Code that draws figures

• • •

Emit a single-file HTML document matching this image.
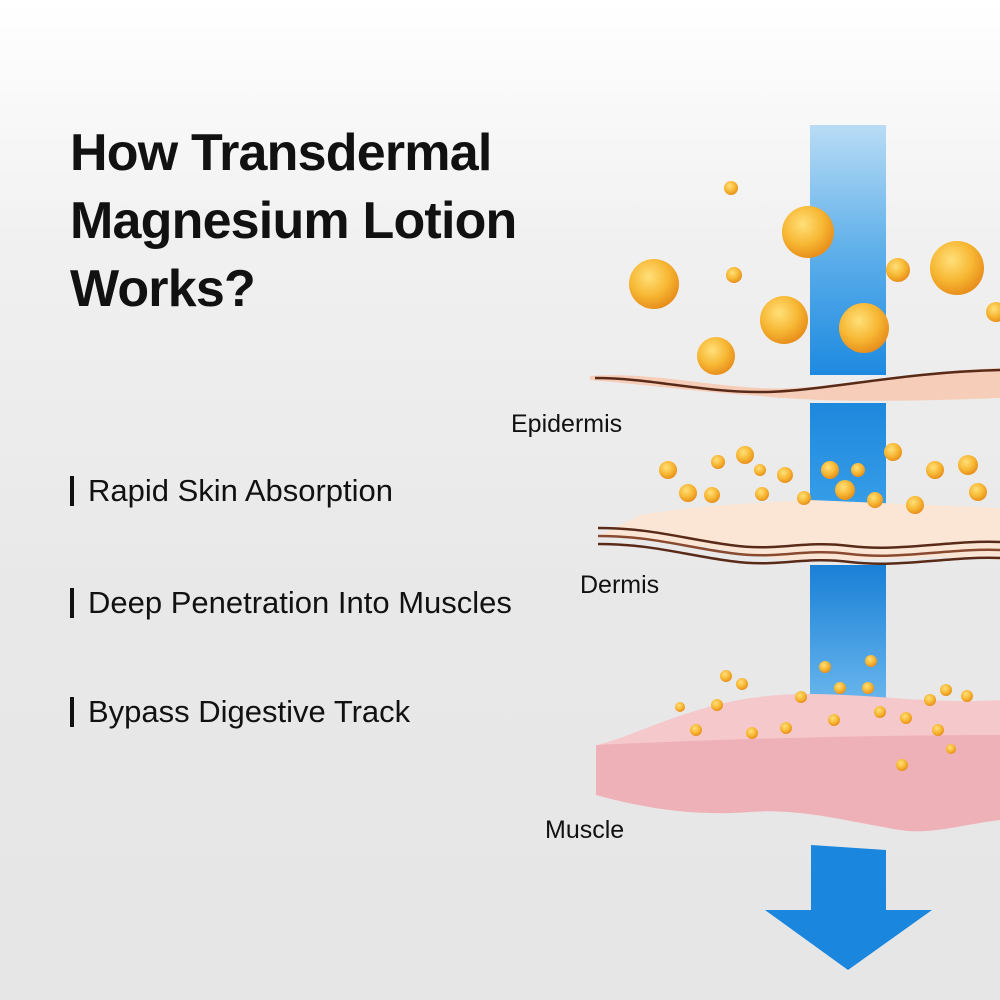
<!DOCTYPE html>
<html><head><meta charset="utf-8"><style>
html,body{margin:0;padding:0}
body{width:1000px;height:1000px;position:relative;overflow:hidden;background:linear-gradient(#ffffff 0%,#f0f0f0 25%,#e8e8e8 60%,#e6e6e6 100%);font-family:"Liberation Sans",sans-serif;color:#111}
.t{position:absolute;left:70px;top:119px;font-size:52px;font-weight:bold;line-height:68px;letter-spacing:-0.8px}
.b{position:absolute;left:70px;font-size:31px;border-left:4px solid #111;padding-left:14px;line-height:30px}
svg{position:absolute;left:0;top:0}
</style></head><body>
<div class="t">How Transdermal<br>Magnesium Lotion<br>Works?</div>
<div class="b" style="top:476px">Rapid Skin Absorption</div>
<div class="b" style="top:588px">Deep Penetration Into Muscles</div>
<div class="b" style="top:697px">Bypass Digestive Track</div>
<svg width="1000" height="1000" viewBox="0 0 1000 1000">
<defs>
<linearGradient id="bt" x1="0" y1="0" x2="0" y2="1"><stop offset="0" stop-color="#b9dcf5"/><stop offset="0.5" stop-color="#5fb0ea"/><stop offset="1" stop-color="#1e8ae0"/></linearGradient>
<linearGradient id="bm" x1="0" y1="0" x2="0" y2="1"><stop offset="0" stop-color="#1e88dc"/><stop offset="1" stop-color="#3aa0ea"/></linearGradient>
<linearGradient id="bl" x1="0" y1="0" x2="0" y2="1"><stop offset="0" stop-color="#1a80d6"/><stop offset="0.7" stop-color="#66b4ec"/><stop offset="1" stop-color="#cfe3f2" stop-opacity="0.3"/></linearGradient>
<radialGradient id="dr" cx="0.4" cy="0.35" r="0.65"><stop offset="0" stop-color="#ffe07a"/><stop offset="0.6" stop-color="#f7b733"/><stop offset="1" stop-color="#e8901c"/></radialGradient>
</defs>
<rect x="810" y="125" width="76" height="250" fill="url(#bt)"/>
<rect x="810" y="403" width="76" height="118" fill="url(#bm)"/>
<rect x="810" y="565" width="76" height="190" fill="url(#bl)"/>
<path d="M811 845 L886 850 L886 910 L932 910 L848 970 L765 910 L811 910Z" fill="#1a86dd"/>
<path d="M590 376 C650 372 700 385 760 388 C820 392 900 372 1000 368 L1000 398 C900 402 820 402 760 396 C700 392 650 385 590 380Z" fill="#f5cdb8"/>
<path d="M595 378 C650 378 700 392 760 392 C820 392 900 372 1000 370" stroke="#5a2a18" stroke-width="2.5" fill="none"/>
<path d="M640 515 C700 505 760 503 810 500 L1000 508 L1000 560 C900 552 820 568 760 556 C700 545 650 540 600 535Z" fill="#fbe6d6"/>
<path d="M598 528 C650 528 680 538 730 545 C780 552 800 540 850 546 C900 552 950 540 1000 542" stroke="#5a2a18" stroke-width="2.5" fill="none"/>
<path d="M598 536 C650 536 680 546 730 553 C780 560 800 548 850 554 C900 560 950 548 1000 550" stroke="#8a4a30" stroke-width="2.5" fill="none"/>
<path d="M598 544 C650 544 680 554 730 561 C780 568 800 556 850 562 C900 568 950 556 1000 558" stroke="#5a2a18" stroke-width="2.5" fill="none"/>
<path d="M598 745 C650 730 700 700 780 695 C850 690 920 705 1000 700 L1000 735 L598 760Z" fill="#f5c9cc"/>
<path d="M596 745 C700 740 850 735 1000 735 L1000 820 C960 825 930 835 900 830 C850 822 800 808 750 812 C700 816 650 810 596 795Z" fill="#efb1b8"/>
<g fill="url(#dr)">
<circle cx="654" cy="284" r="25"/><circle cx="808" cy="232" r="26"/><circle cx="784" cy="320" r="24"/><circle cx="864" cy="328" r="25"/><circle cx="957" cy="268" r="27"/><circle cx="716" cy="356" r="19"/><circle cx="898" cy="270" r="12"/><circle cx="734" cy="275" r="8"/><circle cx="731" cy="188" r="7"/><circle cx="996" cy="312" r="10"/>
<circle cx="668" cy="470" r="9"/><circle cx="688" cy="493" r="9"/><circle cx="718" cy="462" r="7"/><circle cx="745" cy="455" r="9"/><circle cx="712" cy="495" r="8"/><circle cx="762" cy="494" r="7"/><circle cx="785" cy="475" r="8"/><circle cx="804" cy="498" r="7"/><circle cx="830" cy="470" r="9"/><circle cx="845" cy="490" r="10"/><circle cx="858" cy="470" r="7"/><circle cx="875" cy="500" r="8"/><circle cx="893" cy="452" r="9"/><circle cx="915" cy="505" r="9"/><circle cx="935" cy="470" r="9"/><circle cx="968" cy="465" r="10"/><circle cx="978" cy="492" r="9"/><circle cx="760" cy="470" r="6"/>
<circle cx="726" cy="676" r="6"/><circle cx="742" cy="684" r="6"/><circle cx="717" cy="705" r="6"/><circle cx="680" cy="707" r="5"/><circle cx="696" cy="730" r="6"/><circle cx="752" cy="733" r="6"/><circle cx="786" cy="728" r="6"/><circle cx="801" cy="697" r="6"/><circle cx="825" cy="667" r="6"/><circle cx="871" cy="661" r="6"/><circle cx="840" cy="688" r="6"/><circle cx="868" cy="688" r="6"/><circle cx="834" cy="720" r="6"/><circle cx="880" cy="712" r="6"/><circle cx="906" cy="718" r="6"/><circle cx="930" cy="700" r="6"/><circle cx="946" cy="690" r="6"/><circle cx="967" cy="696" r="6"/><circle cx="938" cy="730" r="6"/><circle cx="902" cy="765" r="6"/><circle cx="951" cy="749" r="5"/>
</g>
<g font-family="Liberation Sans, sans-serif" font-size="25" fill="#111">
<text x="511" y="432">Epidermis</text>
<text x="580" y="593">Dermis</text>
<text x="545" y="838">Muscle</text>
</g>
</svg>
</body></html>
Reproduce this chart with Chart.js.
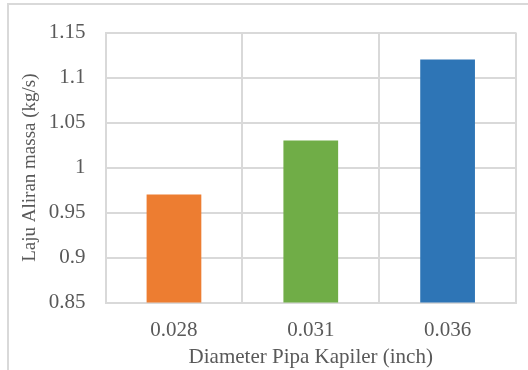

• • •

Set exercise
Every line should be retyped exactly, with the pictures omitted.

Output of the task
Emit a single-file HTML document matching this image.
<!DOCTYPE html>
<html><head><meta charset="utf-8"><style>
html,body{margin:0;padding:0}
body{width:1000px;height:1000px;position:relative;overflow:hidden;background:linear-gradient(#ffffff 0%,#f0f0f0 25%,#e8e8e8 60%,#e6e6e6 100%);font-family:"Liberation Sans",sans-serif;color:#111}
.t{position:absolute;left:70px;top:119px;font-size:52px;font-weight:bold;line-height:68px;letter-spacing:-0.8px}
.b{position:absolute;left:70px;font-size:31px;border-left:4px solid #111;padding-left:14px;line-height:30px}
svg{position:absolute;left:0;top:0}
</style></head><body>
<div class="t">How Transdermal<br>Magnesium Lotion<br>Works?</div>
<div class="b" style="top:476px">Rapid Skin Absorption</div>
<div class="b" style="top:588px">Deep Penetration Into Muscles</div>
<div class="b" style="top:697px">Bypass Digestive Track</div>
<svg width="1000" height="1000" viewBox="0 0 1000 1000">
<defs>
<linearGradient id="bt" x1="0" y1="0" x2="0" y2="1"><stop offset="0" stop-color="#b9dcf5"/><stop offset="0.5" stop-color="#5fb0ea"/><stop offset="1" stop-color="#1e8ae0"/></linearGradient>
<linearGradient id="bm" x1="0" y1="0" x2="0" y2="1"><stop offset="0" stop-color="#1e88dc"/><stop offset="1" stop-color="#3aa0ea"/></linearGradient>
<linearGradient id="bl" x1="0" y1="0" x2="0" y2="1"><stop offset="0" stop-color="#1a80d6"/><stop offset="0.7" stop-color="#66b4ec"/><stop offset="1" stop-color="#cfe3f2" stop-opacity="0.3"/></linearGradient>
<radialGradient id="dr" cx="0.4" cy="0.35" r="0.65"><stop offset="0" stop-color="#ffe07a"/><stop offset="0.6" stop-color="#f7b733"/><stop offset="1" stop-color="#e8901c"/></radialGradient>
</defs>
<rect x="810" y="125" width="76" height="250" fill="url(#bt)"/>
<rect x="810" y="403" width="76" height="118" fill="url(#bm)"/>
<rect x="810" y="565" width="76" height="190" fill="url(#bl)"/>
<path d="M811 845 L886 850 L886 910 L932 910 L848 970 L765 910 L811 910Z" fill="#1a86dd"/>
<path d="M590 376 C650 372 700 385 760 388 C820 392 900 372 1000 368 L1000 398 C900 402 820 402 760 396 C700 392 650 385 590 380Z" fill="#f5cdb8"/>
<path d="M595 378 C650 378 700 392 760 392 C820 392 900 372 1000 370" stroke="#5a2a18" stroke-width="2.5" fill="none"/>
<path d="M640 515 C700 505 760 503 810 500 L1000 508 L1000 560 C900 552 820 568 760 556 C700 545 650 540 600 535Z" fill="#fbe6d6"/>
<path d="M598 528 C650 528 680 538 730 545 C780 552 800 540 850 546 C900 552 950 540 1000 542" stroke="#5a2a18" stroke-width="2.5" fill="none"/>
<path d="M598 536 C650 536 680 546 730 553 C780 560 800 548 850 554 C900 560 950 548 1000 550" stroke="#8a4a30" stroke-width="2.5" fill="none"/>
<path d="M598 544 C650 544 680 554 730 561 C780 568 800 556 850 562 C900 568 950 556 1000 558" stroke="#5a2a18" stroke-width="2.5" fill="none"/>
<path d="M598 745 C650 730 700 700 780 695 C850 690 920 705 1000 700 L1000 735 L598 760Z" fill="#f5c9cc"/>
<path d="M596 745 C700 740 850 735 1000 735 L1000 820 C960 825 930 835 900 830 C850 822 800 808 750 812 C700 816 650 810 596 795Z" fill="#efb1b8"/>
<g fill="url(#dr)">
<circle cx="654" cy="284" r="25"/><circle cx="808" cy="232" r="26"/><circle cx="784" cy="320" r="24"/><circle cx="864" cy="328" r="25"/><circle cx="957" cy="268" r="27"/><circle cx="716" cy="356" r="19"/><circle cx="898" cy="270" r="12"/><circle cx="734" cy="275" r="8"/><circle cx="731" cy="188" r="7"/><circle cx="996" cy="312" r="10"/>
<circle cx="668" cy="470" r="9"/><circle cx="688" cy="493" r="9"/><circle cx="718" cy="462" r="7"/><circle cx="745" cy="455" r="9"/><circle cx="712" cy="495" r="8"/><circle cx="762" cy="494" r="7"/><circle cx="785" cy="475" r="8"/><circle cx="804" cy="498" r="7"/><circle cx="830" cy="470" r="9"/><circle cx="845" cy="490" r="10"/><circle cx="858" cy="470" r="7"/><circle cx="875" cy="500" r="8"/><circle cx="893" cy="452" r="9"/><circle cx="915" cy="505" r="9"/><circle cx="935" cy="470" r="9"/><circle cx="968" cy="465" r="10"/><circle cx="978" cy="492" r="9"/><circle cx="760" cy="470" r="6"/>
<circle cx="726" cy="676" r="6"/><circle cx="742" cy="684" r="6"/><circle cx="717" cy="705" r="6"/><circle cx="680" cy="707" r="5"/><circle cx="696" cy="730" r="6"/><circle cx="752" cy="733" r="6"/><circle cx="786" cy="728" r="6"/><circle cx="801" cy="697" r="6"/><circle cx="825" cy="667" r="6"/><circle cx="871" cy="661" r="6"/><circle cx="840" cy="688" r="6"/><circle cx="868" cy="688" r="6"/><circle cx="834" cy="720" r="6"/><circle cx="880" cy="712" r="6"/><circle cx="906" cy="718" r="6"/><circle cx="930" cy="700" r="6"/><circle cx="946" cy="690" r="6"/><circle cx="967" cy="696" r="6"/><circle cx="938" cy="730" r="6"/><circle cx="902" cy="765" r="6"/><circle cx="951" cy="749" r="5"/>
</g>
<g font-family="Liberation Sans, sans-serif" font-size="25" fill="#111">
<text x="511" y="432">Epidermis</text>
<text x="580" y="593">Dermis</text>
<text x="545" y="838">Muscle</text>
</g>
</svg>
</body></html>
Reproduce this chart with Chart.js.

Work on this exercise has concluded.